#### Given exercise:
Drop the pictures, then extract the listing word for word.
-.-.-
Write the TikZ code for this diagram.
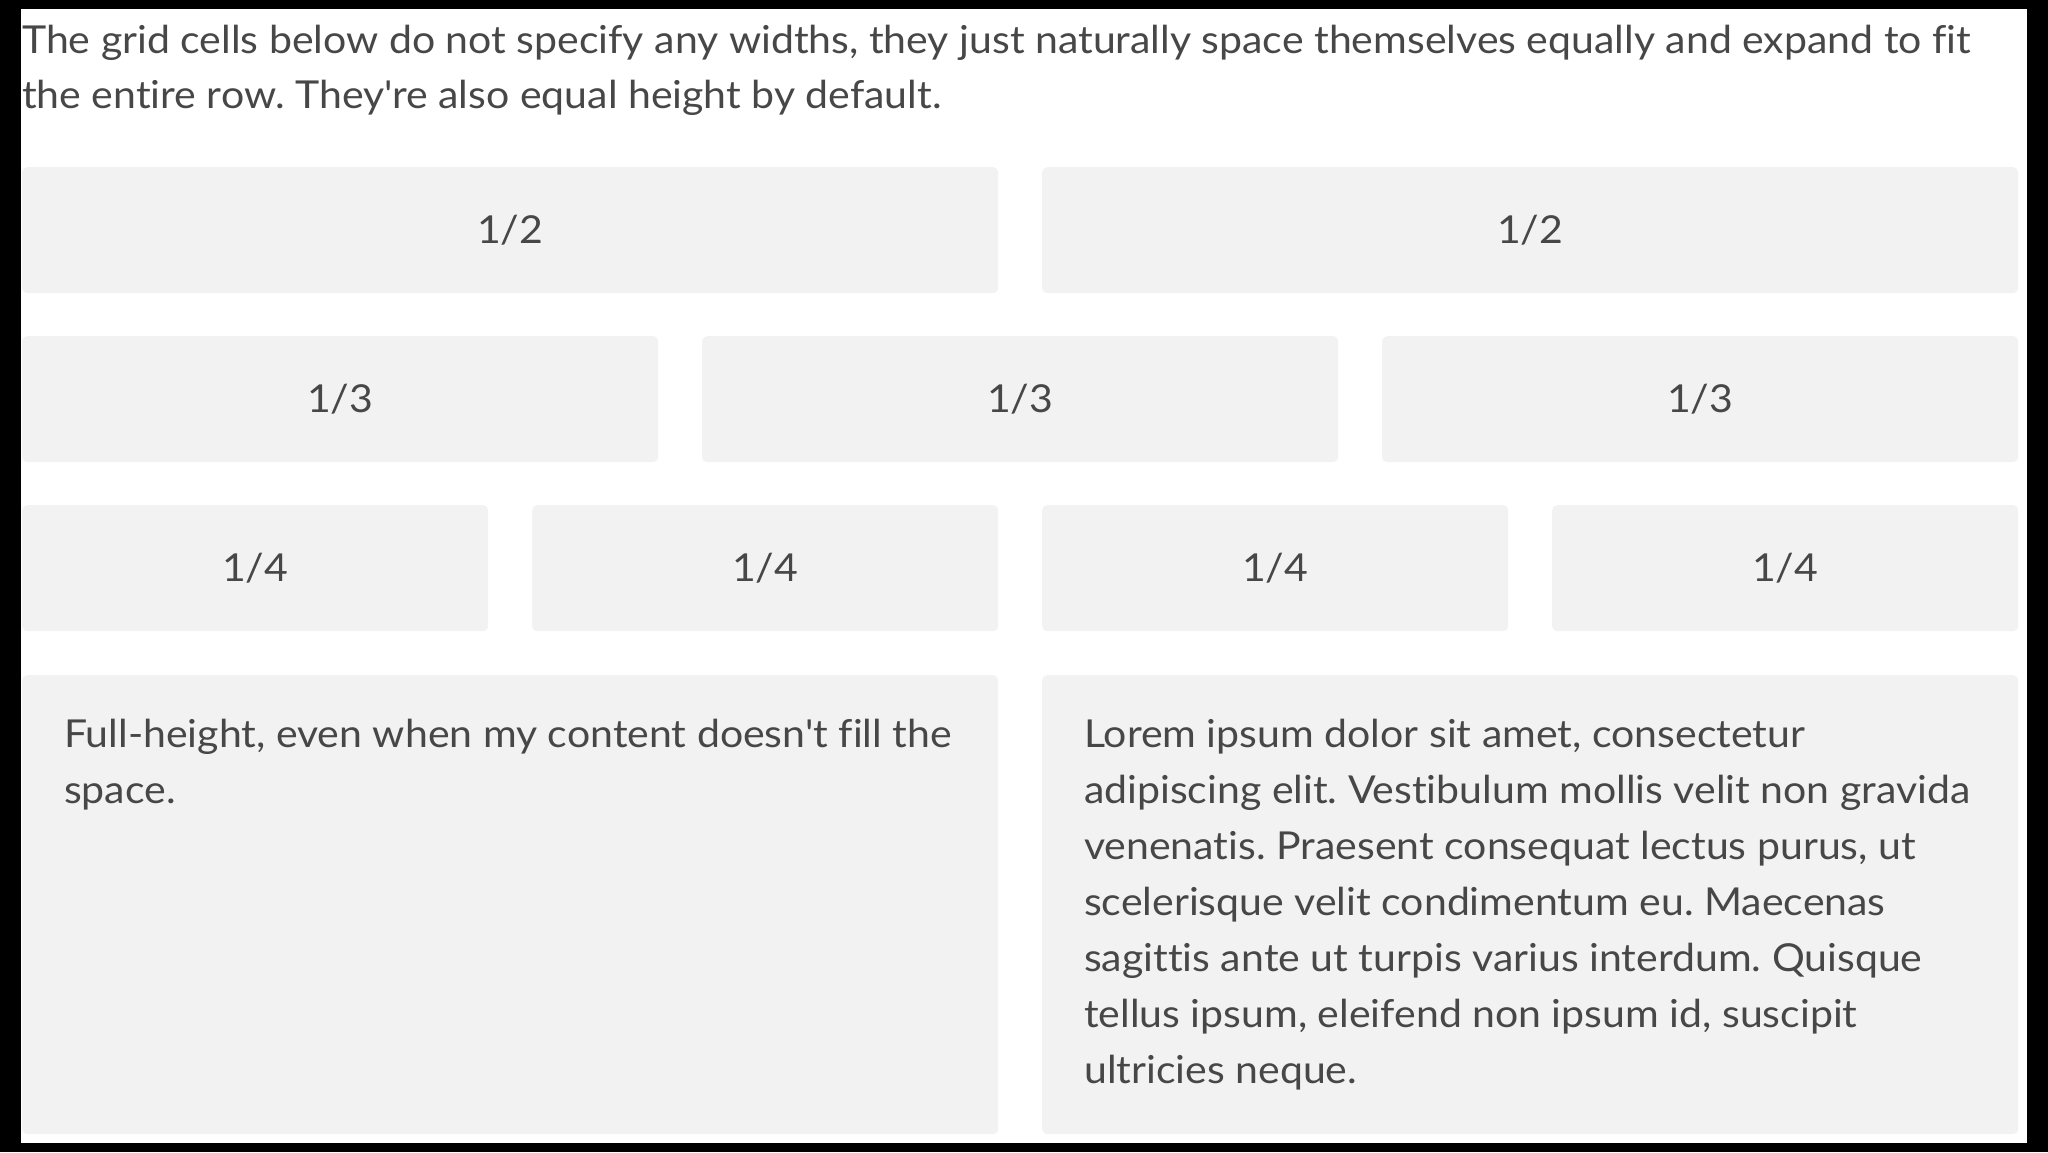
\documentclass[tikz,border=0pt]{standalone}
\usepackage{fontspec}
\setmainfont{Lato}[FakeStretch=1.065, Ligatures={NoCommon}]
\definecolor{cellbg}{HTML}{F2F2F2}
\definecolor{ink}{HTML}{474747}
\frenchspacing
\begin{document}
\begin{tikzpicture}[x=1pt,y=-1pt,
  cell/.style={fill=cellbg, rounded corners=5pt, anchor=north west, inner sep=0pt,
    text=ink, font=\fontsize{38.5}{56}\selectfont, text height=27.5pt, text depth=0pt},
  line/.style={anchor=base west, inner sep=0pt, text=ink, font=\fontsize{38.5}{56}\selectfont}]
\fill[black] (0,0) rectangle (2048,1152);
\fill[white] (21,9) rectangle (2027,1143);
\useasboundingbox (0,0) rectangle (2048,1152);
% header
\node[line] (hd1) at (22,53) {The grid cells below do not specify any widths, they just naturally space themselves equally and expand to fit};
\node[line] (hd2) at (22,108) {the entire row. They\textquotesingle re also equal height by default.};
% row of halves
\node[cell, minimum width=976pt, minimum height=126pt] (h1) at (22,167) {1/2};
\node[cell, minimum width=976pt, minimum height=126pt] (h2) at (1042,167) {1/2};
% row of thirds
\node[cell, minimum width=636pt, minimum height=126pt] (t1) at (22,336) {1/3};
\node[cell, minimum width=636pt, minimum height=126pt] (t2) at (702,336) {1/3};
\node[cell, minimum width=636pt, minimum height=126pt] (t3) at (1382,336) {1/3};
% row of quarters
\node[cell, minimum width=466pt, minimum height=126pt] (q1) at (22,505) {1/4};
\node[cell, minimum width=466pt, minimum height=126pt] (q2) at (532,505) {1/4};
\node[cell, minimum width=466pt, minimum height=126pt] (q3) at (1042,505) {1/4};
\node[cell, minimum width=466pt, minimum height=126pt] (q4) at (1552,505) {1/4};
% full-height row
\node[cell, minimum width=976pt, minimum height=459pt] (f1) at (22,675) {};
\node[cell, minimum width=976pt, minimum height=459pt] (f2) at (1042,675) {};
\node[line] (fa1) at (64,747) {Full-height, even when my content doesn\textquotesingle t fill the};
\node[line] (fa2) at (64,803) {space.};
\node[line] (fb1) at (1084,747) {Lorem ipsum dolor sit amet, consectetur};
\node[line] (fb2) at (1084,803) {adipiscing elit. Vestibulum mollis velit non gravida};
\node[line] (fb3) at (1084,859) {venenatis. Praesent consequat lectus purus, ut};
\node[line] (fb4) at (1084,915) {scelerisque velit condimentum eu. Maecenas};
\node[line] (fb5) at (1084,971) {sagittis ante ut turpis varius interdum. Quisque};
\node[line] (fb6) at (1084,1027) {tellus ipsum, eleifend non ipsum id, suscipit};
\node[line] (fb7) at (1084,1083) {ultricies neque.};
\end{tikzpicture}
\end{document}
-.-.-
#### Answer:
Write the TikZ code for this diagram.
\documentclass[tikz,border=0pt]{standalone}
\usepackage{fontspec}
\setmainfont{Lato}[FakeStretch=1.065, Ligatures={NoCommon}]
\definecolor{cellbg}{HTML}{F2F2F2}
\definecolor{ink}{HTML}{474747}
\frenchspacing
\begin{document}
\begin{tikzpicture}[x=1pt,y=-1pt,
  cell/.style={fill=cellbg, rounded corners=5pt, anchor=north west, inner sep=0pt,
    text=ink, font=\fontsize{38.5}{56}\selectfont, text height=27.5pt, text depth=0pt},
  line/.style={anchor=base west, inner sep=0pt, text=ink, font=\fontsize{38.5}{56}\selectfont}]
\fill[black] (0,0) rectangle (2048,1152);
\fill[white] (21,9) rectangle (2027,1143);
\useasboundingbox (0,0) rectangle (2048,1152);
% header
\node[line] (hd1) at (22,53) {The grid cells below do not specify any widths, they just naturally space themselves equally and expand to fit};
\node[line] (hd2) at (22,108) {the entire row. They\textquotesingle re also equal height by default.};
% row of halves
\node[cell, minimum width=976pt, minimum height=126pt] (h1) at (22,167) {1/2};
\node[cell, minimum width=976pt, minimum height=126pt] (h2) at (1042,167) {1/2};
% row of thirds
\node[cell, minimum width=636pt, minimum height=126pt] (t1) at (22,336) {1/3};
\node[cell, minimum width=636pt, minimum height=126pt] (t2) at (702,336) {1/3};
\node[cell, minimum width=636pt, minimum height=126pt] (t3) at (1382,336) {1/3};
% row of quarters
\node[cell, minimum width=466pt, minimum height=126pt] (q1) at (22,505) {1/4};
\node[cell, minimum width=466pt, minimum height=126pt] (q2) at (532,505) {1/4};
\node[cell, minimum width=466pt, minimum height=126pt] (q3) at (1042,505) {1/4};
\node[cell, minimum width=466pt, minimum height=126pt] (q4) at (1552,505) {1/4};
% full-height row
\node[cell, minimum width=976pt, minimum height=459pt] (f1) at (22,675) {};
\node[cell, minimum width=976pt, minimum height=459pt] (f2) at (1042,675) {};
\node[line] (fa1) at (64,747) {Full-height, even when my content doesn\textquotesingle t fill the};
\node[line] (fa2) at (64,803) {space.};
\node[line] (fb1) at (1084,747) {Lorem ipsum dolor sit amet, consectetur};
\node[line] (fb2) at (1084,803) {adipiscing elit. Vestibulum mollis velit non gravida};
\node[line] (fb3) at (1084,859) {venenatis. Praesent consequat lectus purus, ut};
\node[line] (fb4) at (1084,915) {scelerisque velit condimentum eu. Maecenas};
\node[line] (fb5) at (1084,971) {sagittis ante ut turpis varius interdum. Quisque};
\node[line] (fb6) at (1084,1027) {tellus ipsum, eleifend non ipsum id, suscipit};
\node[line] (fb7) at (1084,1083) {ultricies neque.};
\end{tikzpicture}
\end{document}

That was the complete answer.